If we are to maintain and prosper our Catholic schools we must re-evaluate many of the structures and resources that helped in the past, discard what is no longer relevant in the current milieu and put in place the foundation stones that will carry us through to the future.

Some believe the two largest challenges facing Catholic Schools are Finance and Governance. While not discounting these challenges, I choose to respectfully disagree. In my opinion the most crucial threat to our schools is leadership. It is perhaps the most important challenge to the survival of the Catholic Schools. We need to develop, form and train individuals who can guide our schools into the future. The leaders must be totally committed to the mission of Catholic education. They must be faith-filled people and will be true role models for the staff and students they will encounter on a daily basis. They must have a passion for the work that needs to be done and a willingness to work to achieve the goals that are put forth. These individuals must embody and live the Catholic identity that we proclaim and be examples of individuals who, with God’s grace, have become true disciples of the Lord.

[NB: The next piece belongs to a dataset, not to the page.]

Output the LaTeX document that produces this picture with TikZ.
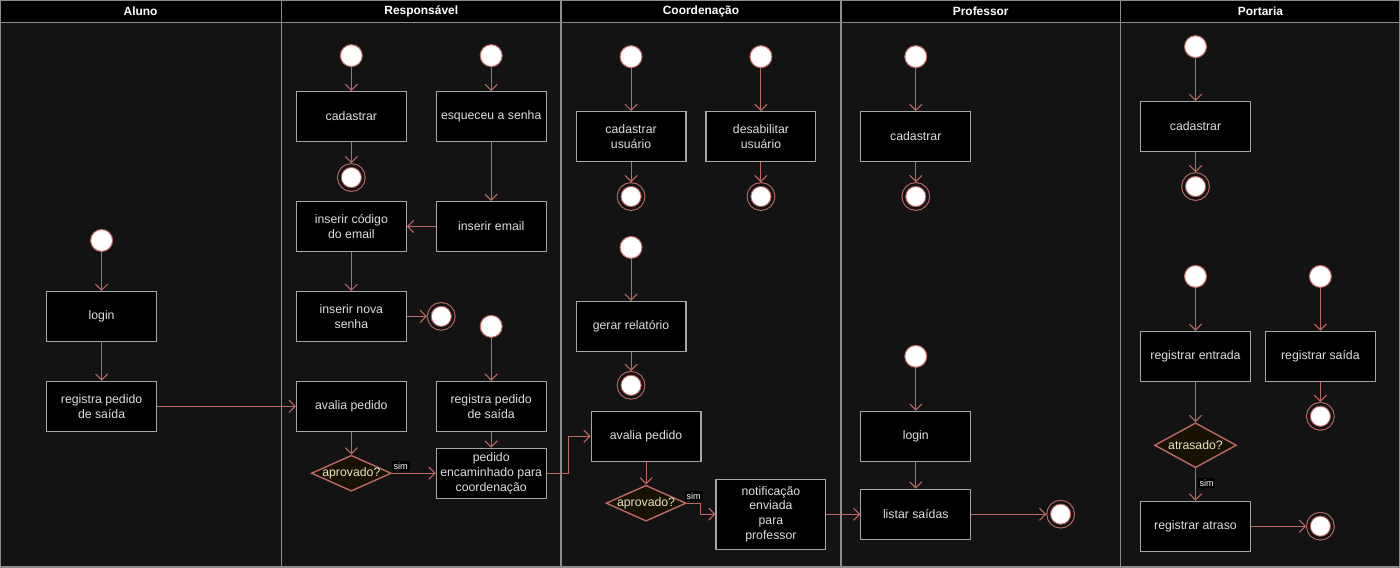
\documentclass[tikz,border=0pt]{standalone}
\usepackage{fontspec}
\setmainfont{Liberation Sans}
\usetikzlibrary{arrows.meta}
\usetikzlibrary{shapes.geometric}
\definecolor{fundo}{RGB}{19,19,19}
\definecolor{linha}{RGB}{190,104,100}
\definecolor{borda}{RGB}{165,165,165}
\definecolor{texto}{RGB}{222,222,222}
\definecolor{raia}{RGB}{140,140,140}
\definecolor{losango}{RGB}{24,18,4}
\definecolor{pergunta}{RGB}{232,228,190}

\begin{document}
\begin{tikzpicture}[x=0.02cm,y=-0.02cm,
  seta/.style={draw=linha,line width=0.6pt,-{Straight Barb[length=3.5pt,width=7pt]}},
  caixa/.style={draw=borda,fill=black,text=texto,line width=0.6pt,minimum width=2.2cm,minimum height=1cm,align=center,inner sep=1pt,font=\fontsize{7}{8.4}\selectfont},
  inicio/.style={circle,draw=linha,fill=white,line width=0.6pt,minimum size=0.44cm,inner sep=0pt},
  fim/.style={circle,draw=linha,fill=white,line width=0.6pt,double=fundo,double distance=1.5pt,minimum size=0.48cm,inner sep=0pt,outer sep=1.3pt},
  decisao/.style={diamond,aspect=2.3,draw=linha,fill=losango,text=pergunta,line width=0.8pt,minimum width=1.6cm,minimum height=0.72cm,inner sep=-0.5pt,font=\fontsize{7}{8}\selectfont},
  rotulo/.style={fill=black,text=white,inner sep=1pt,font=\fontsize{5.2}{6}\selectfont},
  titulo/.style={text=white,font=\bfseries\fontsize{6.8}{8}\selectfont}]
% Raias
\fill[fundo] (0,0) rectangle (1400,567);
\fill[black] (0,0) rectangle (1400,22);
\draw[raia,line width=0.8pt] (0,0) rectangle (1400,567);
\draw[raia,line width=0.8pt] (0,22) -- (1400,22);
\draw[raia,line width=0.8pt] (281,0) -- (281,567);
\draw[raia,line width=0.8pt] (561,0) -- (561,567);
\draw[raia,line width=0.8pt] (841,0) -- (841,567);
\draw[raia,line width=0.8pt] (1121,0) -- (1121,567);
\node[titulo] (h1) at (140,11) {Aluno};
\node[titulo] (h2) at (421,11) {Responsável};
\node[titulo] (h3) at (701,11) {Coordenação};
\node[titulo] (h4) at (981,11) {Professor};
\node[titulo] (h5) at (1261,11) {Portaria};

% Aluno
\node[inicio] (a0) at (101,240) {};
\node[caixa] (a1) at (101,316) {login};
\node[caixa] (a2) at (101,406) {registra pedido\\de saída};

% Responsável
\node[inicio] (r0) at (351,55) {};
\node[caixa] (r1) at (351,116) {cadastrar};
\node[fim] (r2) at (351,177) {};
\node[inicio] (r3) at (491,55) {};
\node[caixa] (r4) at (491,116) {esqueceu a senha};
\node[caixa] (r5) at (491,226) {inserir email};
\node[caixa] (r6) at (351,226) {inserir código\\do email};
\node[caixa] (r7) at (351,316) {inserir nova\\senha};
\node[fim] (r8) at (441,316) {};
\node[inicio] (r9) at (491,326) {};
\node[caixa] (r10) at (491,406) {registra pedido\\de saída};
\node[caixa] (r11) at (351,406) {avalia pedido};
\node[decisao] (r12) at (351,473) {aprovado?};
\node[caixa] (r13) at (491,473) {pedido\\encaminhado para\\coordenação};

% Coordenação
\node[inicio] (c0) at (631,56) {};
\node[caixa] (c1) at (631,136) {cadastrar\\usuário};
\node[fim] (c2) at (631,196) {};
\node[inicio] (c3) at (761,56) {};
\node[caixa] (c4) at (761,136) {desabilitar\\usuário};
\node[fim] (c5) at (761,196) {};
\node[inicio] (c6) at (631,247) {};
\node[caixa] (c7) at (631,326) {gerar relatório};
\node[fim] (c8) at (631,385) {};
\node[caixa] (c9) at (646,436) {avalia pedido};
\node[decisao] (c10) at (646,503) {aprovado?};
\node[caixa,minimum height=1.4cm] (c11) at (771,514) {notificação\\enviada\\para\\professor};

% Professor
\node[inicio] (p0) at (916,56) {};
\node[caixa] (p1) at (916,136) {cadastrar};
\node[fim] (p2) at (916,196) {};
\node[inicio] (p3) at (916,356) {};
\node[caixa] (p4) at (916,436) {login};
\node[caixa] (p5) at (916,514) {listar saídas};
\node[fim] (p6) at (1061,514) {};

% Portaria
\node[inicio] (t0) at (1196,46) {};
\node[caixa] (t1) at (1196,126) {cadastrar};
\node[fim] (t2) at (1196,186) {};
\node[inicio] (t3) at (1196,276) {};
\node[caixa] (t4) at (1196,356) {registrar entrada};
\node[decisao,aspect=1.8,minimum width=1.64cm,minimum height=0.9cm] (t5) at (1196,445) {atrasado?};
\node[caixa] (t6) at (1196,526) {registrar atraso};
\node[fim] (t7) at (1321,526) {};
\node[inicio] (t8) at (1321,276) {};
\node[caixa] (t9) at (1321,356) {registrar saída};
\node[fim] (t10) at (1321,416) {};

% Flechas
\draw[seta] (a0) -- (a1);
\draw[seta] (a1) -- (a2);
\draw[seta] (a2) -- (r11);
\draw[seta] (r0) -- (r1);
\draw[seta] (r1) -- (r2);
\draw[seta] (r3) -- (r4);
\draw[seta] (r4) -- (r5);
\draw[seta] (r5) -- (r6);
\draw[seta] (r6) -- (r7);
\draw[seta] (r7) -- (r8);
\draw[seta] (r9) -- (r10);
\draw[seta] (r10) -- (r13);
\draw[seta] (r11) -- (r12);
\draw[seta] (r12) -- node[rotulo,pos=0.2,above=1pt] (s1) {sim} (r13);
\draw[seta] (r13.east) -- ++(22,0) |- (c9.west);
\draw[seta] (c0) -- (c1);
\draw[seta] (c1) -- (c2);
\draw[seta] (c3) -- (c4);
\draw[seta] (c4) -- (c5);
\draw[seta] (c6) -- (c7);
\draw[seta] (c7) -- (c8);
\draw[seta] (c9) -- (c10);
\draw[seta] (c10.east) -- node[rotulo,pos=0.5,above=1pt] (s2) {sim} ++(14,0) |- (c11.west);
\draw[seta] (c11) -- (p5);
\draw[seta] (p0) -- (p1);
\draw[seta] (p1) -- (p2);
\draw[seta] (p3) -- (p4);
\draw[seta] (p4) -- (p5);
\draw[seta] (p5) -- (p6);
\draw[seta] (t0) -- (t1);
\draw[seta] (t1) -- (t2);
\draw[seta] (t3) -- (t4);
\draw[seta] (t4) -- (t5);
\draw[seta] (t5) -- node[rotulo,pos=0.45,right=1pt] (s3) {sim} (t6);
\draw[seta] (t6) -- (t7);
\draw[seta] (t8) -- (t9);
\draw[seta] (t9) -- (t10);
\end{tikzpicture}
\end{document}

The Second Vatican Council called for a wider participation of the laity in the mission and work of the Church. The school is an appropriate venue for this participation. The Catholic School leader at the helm of our schools in the 21st century will embrace the concept of stewardship and expand the involvement of the management of the school to include competent lay leaders. This collaborative model of governance will utilize a wider pool of talent to help fashion and communicate the direction of the school and its mission. While the role of the Pastor is vital and important as “Shepherd”, the pastor of a parish with a Catholic school should partner with his school administrator to enlist the skills and talents of his parishioners in the running and maintaining the parish and school. We must not be shy about asking individuals to give of their time and talent to help in this important and essential work of the Church. Every pastor and school administrator needs the assistance of a Board, which will help direct and guide the future well being of the school. Since the early 1990’s I have been along with Richard Burke and others a strong advocate of establishing Boards of limited jurisdiction.

Humility, while a great virtue in an individual can be deadly for an institution.  Jesus tells us in Matthew’s Gospel,” Neither do you light a lamp and put it under a bushel basket where no one can see but rather on a lamp stand so it gives light to all the world.”(Matt: 5:15)

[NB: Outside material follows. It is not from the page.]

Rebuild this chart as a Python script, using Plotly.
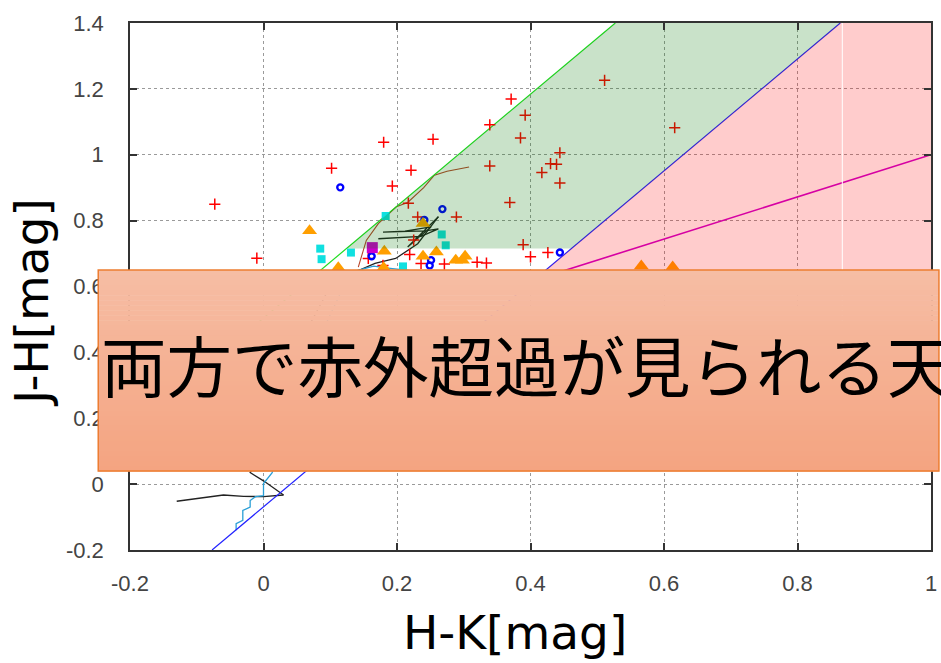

The global communications network that has come of age with the development of the Internet requires schools to be able to communicate their message effectively to their constituents. This will require a well thought out and well crafted marketing plan for the school. The Catholic schools will not succeed unless they tell their success story effectively to a wider community and promote the success they achieve in working with our young people. People like to support successful endeavors and they like to be associated with   winning programs.  John Kennedy said: “Success has many father’s, but failure, is always an orphan.”

There is no question that the maintenance of our Catholic schools and the education they provide will be an ongoing challenge in the years ahead. However, we must not underestimate the overall benefits that come to a parish, diocese and our church from sponsoring Catholic schools. Our schools are about children and the formation that is needed to help them develop into the sons and daughters that God has called them to be.

A Catholic school is a life giving entity. The energy that young families bring to the community needs to be harnessed and guided. In truth good Catholic schools can and should be the lifeblood of our parishes, dioceses and church.